─── Available records ───
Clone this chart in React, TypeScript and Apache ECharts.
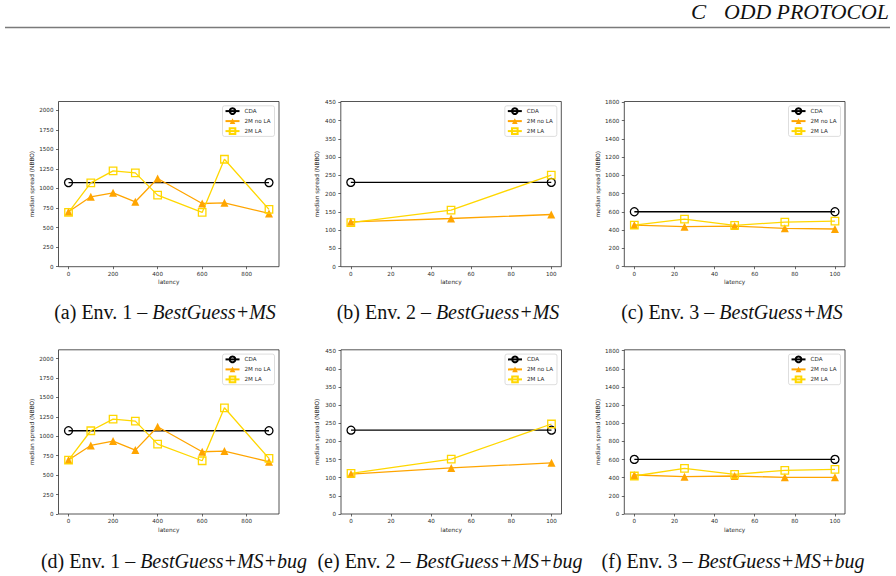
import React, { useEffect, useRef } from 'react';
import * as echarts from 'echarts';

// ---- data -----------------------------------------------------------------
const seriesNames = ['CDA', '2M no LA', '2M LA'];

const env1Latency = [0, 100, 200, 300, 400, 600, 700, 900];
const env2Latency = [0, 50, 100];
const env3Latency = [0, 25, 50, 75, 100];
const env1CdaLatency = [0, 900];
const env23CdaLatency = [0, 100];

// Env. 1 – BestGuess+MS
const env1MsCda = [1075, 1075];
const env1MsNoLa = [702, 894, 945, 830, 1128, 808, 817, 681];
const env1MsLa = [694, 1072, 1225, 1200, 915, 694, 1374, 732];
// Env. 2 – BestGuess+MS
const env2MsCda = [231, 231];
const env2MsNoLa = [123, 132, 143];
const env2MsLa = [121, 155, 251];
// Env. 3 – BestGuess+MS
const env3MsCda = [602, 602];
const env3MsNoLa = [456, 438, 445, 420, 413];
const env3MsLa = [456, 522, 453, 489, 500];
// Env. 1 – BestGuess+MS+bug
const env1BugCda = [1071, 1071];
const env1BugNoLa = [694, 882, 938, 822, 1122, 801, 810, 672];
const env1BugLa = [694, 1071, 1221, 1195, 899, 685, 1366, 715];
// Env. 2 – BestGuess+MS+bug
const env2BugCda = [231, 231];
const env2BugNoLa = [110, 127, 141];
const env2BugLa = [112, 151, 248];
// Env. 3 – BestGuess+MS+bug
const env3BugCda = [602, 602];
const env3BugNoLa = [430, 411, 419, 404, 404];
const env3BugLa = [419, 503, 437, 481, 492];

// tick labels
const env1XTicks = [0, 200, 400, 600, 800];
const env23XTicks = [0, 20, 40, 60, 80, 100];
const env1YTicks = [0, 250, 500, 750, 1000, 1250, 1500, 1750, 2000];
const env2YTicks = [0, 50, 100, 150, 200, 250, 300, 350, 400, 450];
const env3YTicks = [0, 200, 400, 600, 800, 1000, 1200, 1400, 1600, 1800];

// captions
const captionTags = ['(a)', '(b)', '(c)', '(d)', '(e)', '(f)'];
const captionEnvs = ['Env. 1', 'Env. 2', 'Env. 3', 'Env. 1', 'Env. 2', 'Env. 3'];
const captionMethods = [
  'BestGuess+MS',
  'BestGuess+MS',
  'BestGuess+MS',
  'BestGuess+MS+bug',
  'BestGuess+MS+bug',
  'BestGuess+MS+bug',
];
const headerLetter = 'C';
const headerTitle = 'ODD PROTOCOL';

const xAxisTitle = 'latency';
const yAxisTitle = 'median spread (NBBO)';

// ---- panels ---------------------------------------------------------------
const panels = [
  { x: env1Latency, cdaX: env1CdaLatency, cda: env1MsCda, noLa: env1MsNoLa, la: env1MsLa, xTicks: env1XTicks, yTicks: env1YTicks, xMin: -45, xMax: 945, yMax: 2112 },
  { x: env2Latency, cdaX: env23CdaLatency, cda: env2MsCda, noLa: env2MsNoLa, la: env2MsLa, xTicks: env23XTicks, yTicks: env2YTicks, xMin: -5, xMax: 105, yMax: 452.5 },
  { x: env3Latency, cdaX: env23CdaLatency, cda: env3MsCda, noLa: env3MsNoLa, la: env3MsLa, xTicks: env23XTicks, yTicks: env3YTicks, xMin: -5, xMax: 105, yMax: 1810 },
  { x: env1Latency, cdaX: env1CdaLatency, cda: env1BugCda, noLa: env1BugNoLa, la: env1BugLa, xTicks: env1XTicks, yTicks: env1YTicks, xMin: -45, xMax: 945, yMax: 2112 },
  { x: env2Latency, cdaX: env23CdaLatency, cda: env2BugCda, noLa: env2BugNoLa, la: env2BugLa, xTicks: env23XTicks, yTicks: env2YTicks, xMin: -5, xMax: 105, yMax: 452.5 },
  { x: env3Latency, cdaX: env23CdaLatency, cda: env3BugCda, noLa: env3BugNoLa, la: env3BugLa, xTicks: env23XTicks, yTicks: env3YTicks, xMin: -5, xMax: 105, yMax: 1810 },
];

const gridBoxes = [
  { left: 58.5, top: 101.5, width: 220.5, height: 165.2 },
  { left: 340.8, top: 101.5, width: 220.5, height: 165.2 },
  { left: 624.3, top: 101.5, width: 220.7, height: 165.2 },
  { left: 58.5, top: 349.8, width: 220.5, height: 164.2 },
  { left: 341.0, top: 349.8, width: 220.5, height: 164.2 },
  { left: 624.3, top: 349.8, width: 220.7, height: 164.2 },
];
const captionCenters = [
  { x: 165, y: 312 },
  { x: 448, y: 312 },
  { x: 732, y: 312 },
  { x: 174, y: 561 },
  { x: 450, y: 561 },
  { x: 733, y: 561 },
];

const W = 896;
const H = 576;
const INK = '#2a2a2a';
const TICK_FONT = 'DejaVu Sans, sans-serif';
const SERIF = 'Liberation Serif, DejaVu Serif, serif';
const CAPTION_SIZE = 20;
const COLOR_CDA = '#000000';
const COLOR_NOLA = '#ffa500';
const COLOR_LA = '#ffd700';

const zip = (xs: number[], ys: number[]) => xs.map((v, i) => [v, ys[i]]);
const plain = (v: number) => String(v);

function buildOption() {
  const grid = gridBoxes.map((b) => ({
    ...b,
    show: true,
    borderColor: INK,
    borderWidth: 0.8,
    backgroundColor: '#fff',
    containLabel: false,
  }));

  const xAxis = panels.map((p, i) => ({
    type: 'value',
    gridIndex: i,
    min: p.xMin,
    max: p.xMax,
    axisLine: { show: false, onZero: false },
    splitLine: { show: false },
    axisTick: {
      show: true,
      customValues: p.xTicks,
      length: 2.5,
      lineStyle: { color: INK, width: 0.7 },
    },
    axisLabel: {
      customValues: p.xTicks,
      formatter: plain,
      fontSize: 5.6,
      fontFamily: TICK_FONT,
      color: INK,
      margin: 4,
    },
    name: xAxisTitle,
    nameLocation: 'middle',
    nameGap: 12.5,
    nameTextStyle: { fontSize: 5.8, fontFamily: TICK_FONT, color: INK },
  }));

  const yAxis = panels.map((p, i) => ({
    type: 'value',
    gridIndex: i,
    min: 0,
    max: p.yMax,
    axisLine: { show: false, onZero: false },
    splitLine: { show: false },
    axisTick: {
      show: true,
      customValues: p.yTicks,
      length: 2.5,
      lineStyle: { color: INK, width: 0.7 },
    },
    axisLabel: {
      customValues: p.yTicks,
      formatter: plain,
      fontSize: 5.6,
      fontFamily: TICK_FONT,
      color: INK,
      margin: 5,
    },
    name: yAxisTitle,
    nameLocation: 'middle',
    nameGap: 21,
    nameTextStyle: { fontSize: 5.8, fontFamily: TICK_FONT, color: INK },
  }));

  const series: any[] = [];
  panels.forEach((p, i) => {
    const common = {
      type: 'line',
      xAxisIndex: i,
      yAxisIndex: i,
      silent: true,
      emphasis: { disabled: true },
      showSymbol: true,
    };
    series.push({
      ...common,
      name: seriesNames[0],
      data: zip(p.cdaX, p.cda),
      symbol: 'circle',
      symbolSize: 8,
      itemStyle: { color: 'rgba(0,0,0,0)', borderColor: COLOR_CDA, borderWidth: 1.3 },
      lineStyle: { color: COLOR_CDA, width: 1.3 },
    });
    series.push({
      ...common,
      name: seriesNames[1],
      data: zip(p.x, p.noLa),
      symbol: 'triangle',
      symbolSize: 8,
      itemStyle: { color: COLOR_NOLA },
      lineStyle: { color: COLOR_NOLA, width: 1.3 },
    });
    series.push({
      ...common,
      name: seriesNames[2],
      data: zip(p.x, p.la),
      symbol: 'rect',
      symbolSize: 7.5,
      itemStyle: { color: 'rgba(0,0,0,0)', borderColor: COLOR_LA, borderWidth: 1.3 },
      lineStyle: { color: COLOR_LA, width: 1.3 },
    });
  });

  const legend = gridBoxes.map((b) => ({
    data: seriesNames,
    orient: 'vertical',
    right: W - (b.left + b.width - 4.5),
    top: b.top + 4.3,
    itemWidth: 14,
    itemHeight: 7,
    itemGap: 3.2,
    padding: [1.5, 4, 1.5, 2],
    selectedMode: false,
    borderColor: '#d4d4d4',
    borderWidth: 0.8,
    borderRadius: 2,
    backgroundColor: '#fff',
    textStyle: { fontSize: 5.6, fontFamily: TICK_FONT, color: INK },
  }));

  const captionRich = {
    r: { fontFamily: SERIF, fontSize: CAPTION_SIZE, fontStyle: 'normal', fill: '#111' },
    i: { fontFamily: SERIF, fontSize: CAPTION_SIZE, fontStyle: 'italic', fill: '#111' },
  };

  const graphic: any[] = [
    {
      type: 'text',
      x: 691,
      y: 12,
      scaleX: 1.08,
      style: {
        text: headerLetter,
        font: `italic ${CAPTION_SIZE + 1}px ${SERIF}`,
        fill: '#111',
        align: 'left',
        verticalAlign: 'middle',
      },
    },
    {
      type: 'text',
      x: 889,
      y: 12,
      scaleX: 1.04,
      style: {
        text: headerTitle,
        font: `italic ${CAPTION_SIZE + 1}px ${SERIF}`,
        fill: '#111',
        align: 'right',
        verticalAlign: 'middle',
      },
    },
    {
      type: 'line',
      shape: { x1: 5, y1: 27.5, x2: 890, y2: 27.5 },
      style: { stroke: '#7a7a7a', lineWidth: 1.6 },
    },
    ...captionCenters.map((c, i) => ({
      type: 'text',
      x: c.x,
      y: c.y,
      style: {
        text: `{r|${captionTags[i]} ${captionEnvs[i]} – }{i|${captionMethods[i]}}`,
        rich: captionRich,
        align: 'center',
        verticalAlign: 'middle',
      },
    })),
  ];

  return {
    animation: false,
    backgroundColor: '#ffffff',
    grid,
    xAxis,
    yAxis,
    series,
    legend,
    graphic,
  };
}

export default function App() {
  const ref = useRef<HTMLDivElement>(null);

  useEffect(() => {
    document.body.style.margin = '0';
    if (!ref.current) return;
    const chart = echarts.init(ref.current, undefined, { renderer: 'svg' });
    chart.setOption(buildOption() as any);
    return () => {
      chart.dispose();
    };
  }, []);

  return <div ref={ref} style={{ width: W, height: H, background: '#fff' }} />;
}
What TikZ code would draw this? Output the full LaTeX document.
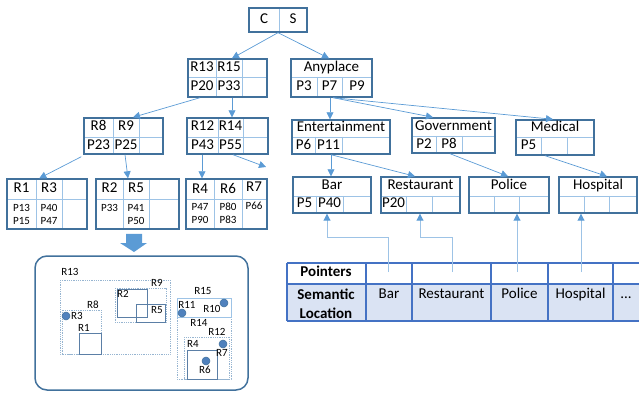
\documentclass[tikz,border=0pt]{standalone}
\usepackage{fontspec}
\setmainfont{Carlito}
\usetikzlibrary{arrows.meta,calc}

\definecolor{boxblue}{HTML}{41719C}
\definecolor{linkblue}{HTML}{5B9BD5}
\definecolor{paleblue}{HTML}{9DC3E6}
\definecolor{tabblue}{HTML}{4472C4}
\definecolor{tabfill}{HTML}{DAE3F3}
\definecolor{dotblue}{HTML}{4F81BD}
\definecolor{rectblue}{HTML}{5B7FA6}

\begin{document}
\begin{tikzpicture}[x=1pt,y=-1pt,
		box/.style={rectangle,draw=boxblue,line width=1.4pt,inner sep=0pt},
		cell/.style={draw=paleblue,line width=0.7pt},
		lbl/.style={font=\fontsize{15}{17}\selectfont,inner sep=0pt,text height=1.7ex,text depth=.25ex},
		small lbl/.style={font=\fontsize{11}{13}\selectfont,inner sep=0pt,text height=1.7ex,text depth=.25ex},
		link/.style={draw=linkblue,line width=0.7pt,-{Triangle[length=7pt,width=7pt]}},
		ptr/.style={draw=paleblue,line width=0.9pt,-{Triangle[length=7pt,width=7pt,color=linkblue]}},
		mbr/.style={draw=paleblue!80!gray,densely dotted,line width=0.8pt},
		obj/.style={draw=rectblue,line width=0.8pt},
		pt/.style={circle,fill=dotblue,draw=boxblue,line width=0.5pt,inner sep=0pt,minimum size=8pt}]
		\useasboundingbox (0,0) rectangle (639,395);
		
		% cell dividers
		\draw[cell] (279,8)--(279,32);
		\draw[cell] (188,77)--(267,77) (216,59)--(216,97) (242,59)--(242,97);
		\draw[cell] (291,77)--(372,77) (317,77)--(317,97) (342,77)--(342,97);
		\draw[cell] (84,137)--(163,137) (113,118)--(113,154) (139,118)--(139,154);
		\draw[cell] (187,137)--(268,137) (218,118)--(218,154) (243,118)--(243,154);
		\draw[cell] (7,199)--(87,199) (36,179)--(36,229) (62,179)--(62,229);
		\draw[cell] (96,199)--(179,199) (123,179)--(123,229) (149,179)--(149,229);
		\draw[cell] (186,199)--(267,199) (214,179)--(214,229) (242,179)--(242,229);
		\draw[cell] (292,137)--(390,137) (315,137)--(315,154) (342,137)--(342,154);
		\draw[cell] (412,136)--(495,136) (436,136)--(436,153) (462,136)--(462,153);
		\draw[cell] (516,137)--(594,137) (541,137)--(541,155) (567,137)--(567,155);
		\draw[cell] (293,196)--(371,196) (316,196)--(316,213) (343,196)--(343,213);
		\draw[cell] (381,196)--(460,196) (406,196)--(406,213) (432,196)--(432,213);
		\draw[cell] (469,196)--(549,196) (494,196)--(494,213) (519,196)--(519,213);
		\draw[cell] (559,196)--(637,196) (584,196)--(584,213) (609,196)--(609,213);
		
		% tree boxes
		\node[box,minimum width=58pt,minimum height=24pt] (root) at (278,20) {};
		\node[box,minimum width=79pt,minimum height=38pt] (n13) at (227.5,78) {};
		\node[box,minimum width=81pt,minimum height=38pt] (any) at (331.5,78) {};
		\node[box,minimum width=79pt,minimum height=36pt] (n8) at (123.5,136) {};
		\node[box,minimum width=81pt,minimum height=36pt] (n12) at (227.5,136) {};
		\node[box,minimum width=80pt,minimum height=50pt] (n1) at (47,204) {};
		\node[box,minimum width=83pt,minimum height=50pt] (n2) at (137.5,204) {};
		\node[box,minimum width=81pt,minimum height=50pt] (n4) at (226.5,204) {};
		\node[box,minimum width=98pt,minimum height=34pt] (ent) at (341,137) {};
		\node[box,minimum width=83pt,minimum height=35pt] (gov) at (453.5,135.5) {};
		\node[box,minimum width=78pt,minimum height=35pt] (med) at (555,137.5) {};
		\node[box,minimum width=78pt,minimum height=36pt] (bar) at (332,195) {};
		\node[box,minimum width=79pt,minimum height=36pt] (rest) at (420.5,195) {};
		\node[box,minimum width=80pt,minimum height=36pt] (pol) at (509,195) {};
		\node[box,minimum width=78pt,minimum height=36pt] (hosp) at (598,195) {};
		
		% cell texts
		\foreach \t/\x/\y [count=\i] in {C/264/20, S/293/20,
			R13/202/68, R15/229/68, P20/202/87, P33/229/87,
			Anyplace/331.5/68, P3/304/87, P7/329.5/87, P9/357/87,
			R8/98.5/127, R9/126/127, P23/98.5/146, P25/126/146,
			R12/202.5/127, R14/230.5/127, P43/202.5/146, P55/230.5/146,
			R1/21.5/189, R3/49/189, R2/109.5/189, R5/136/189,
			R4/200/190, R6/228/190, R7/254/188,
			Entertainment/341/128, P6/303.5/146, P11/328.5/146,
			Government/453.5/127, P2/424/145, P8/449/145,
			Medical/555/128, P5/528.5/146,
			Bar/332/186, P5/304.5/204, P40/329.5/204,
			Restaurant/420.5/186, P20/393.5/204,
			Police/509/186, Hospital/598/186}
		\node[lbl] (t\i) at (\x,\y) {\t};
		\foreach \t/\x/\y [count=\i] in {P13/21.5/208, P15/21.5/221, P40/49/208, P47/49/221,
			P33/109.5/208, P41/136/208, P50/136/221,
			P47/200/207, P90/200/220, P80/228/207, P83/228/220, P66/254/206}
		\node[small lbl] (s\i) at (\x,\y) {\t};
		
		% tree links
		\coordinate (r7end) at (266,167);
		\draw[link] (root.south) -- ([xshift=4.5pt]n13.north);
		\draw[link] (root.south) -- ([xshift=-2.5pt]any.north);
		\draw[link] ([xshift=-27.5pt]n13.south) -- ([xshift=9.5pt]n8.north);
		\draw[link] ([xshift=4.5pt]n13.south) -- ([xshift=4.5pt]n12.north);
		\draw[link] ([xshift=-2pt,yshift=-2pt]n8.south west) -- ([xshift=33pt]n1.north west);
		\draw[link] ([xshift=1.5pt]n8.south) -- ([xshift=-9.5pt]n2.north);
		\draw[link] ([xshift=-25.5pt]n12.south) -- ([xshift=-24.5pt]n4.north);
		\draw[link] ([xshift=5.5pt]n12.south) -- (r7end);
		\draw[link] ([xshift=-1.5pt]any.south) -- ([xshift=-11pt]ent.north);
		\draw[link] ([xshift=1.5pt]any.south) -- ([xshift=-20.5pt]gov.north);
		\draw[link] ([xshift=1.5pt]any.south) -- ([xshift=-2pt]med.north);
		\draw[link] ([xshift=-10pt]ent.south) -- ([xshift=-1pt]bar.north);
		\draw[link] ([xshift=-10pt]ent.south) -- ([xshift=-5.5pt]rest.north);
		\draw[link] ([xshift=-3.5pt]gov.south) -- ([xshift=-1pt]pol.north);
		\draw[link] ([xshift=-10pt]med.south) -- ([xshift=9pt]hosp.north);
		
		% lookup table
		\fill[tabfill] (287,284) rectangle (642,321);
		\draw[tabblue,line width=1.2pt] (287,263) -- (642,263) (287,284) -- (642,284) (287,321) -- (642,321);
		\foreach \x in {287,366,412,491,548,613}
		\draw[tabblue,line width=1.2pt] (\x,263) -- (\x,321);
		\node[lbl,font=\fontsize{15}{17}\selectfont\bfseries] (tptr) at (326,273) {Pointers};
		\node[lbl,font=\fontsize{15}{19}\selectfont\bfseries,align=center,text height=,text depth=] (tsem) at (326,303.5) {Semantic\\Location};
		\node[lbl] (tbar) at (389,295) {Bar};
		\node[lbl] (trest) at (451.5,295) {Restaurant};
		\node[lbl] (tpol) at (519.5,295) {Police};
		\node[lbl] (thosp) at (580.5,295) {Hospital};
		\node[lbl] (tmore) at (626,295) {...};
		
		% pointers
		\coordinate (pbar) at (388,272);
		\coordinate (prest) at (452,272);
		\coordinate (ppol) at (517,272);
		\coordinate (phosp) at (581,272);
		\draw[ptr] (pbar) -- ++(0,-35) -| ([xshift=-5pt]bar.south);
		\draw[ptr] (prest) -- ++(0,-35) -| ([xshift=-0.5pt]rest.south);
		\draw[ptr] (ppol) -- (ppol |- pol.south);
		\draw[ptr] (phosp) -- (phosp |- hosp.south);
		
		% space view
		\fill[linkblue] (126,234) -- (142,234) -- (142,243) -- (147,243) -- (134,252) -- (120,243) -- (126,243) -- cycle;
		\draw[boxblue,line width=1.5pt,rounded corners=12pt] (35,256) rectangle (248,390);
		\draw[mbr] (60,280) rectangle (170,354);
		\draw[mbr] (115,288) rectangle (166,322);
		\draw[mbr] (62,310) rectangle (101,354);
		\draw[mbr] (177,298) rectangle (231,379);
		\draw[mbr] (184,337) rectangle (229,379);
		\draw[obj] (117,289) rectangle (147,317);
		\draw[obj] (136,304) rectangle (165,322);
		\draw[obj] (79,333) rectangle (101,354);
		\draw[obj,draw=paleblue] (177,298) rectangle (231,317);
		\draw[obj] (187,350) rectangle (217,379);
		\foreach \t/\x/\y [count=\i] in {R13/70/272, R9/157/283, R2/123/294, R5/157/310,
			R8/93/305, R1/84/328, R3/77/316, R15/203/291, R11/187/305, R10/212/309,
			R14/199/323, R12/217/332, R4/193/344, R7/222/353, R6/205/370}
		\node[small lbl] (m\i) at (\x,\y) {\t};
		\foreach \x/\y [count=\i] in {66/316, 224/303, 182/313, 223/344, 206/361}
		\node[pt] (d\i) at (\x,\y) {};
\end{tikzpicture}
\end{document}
───
What you need to do = Go through the material line by line. Show each line that contains the string "this".

Answer to the task =
Clone this chart in React, TypeScript and Apache ECharts.
What TikZ code would draw this? Output the full LaTeX document.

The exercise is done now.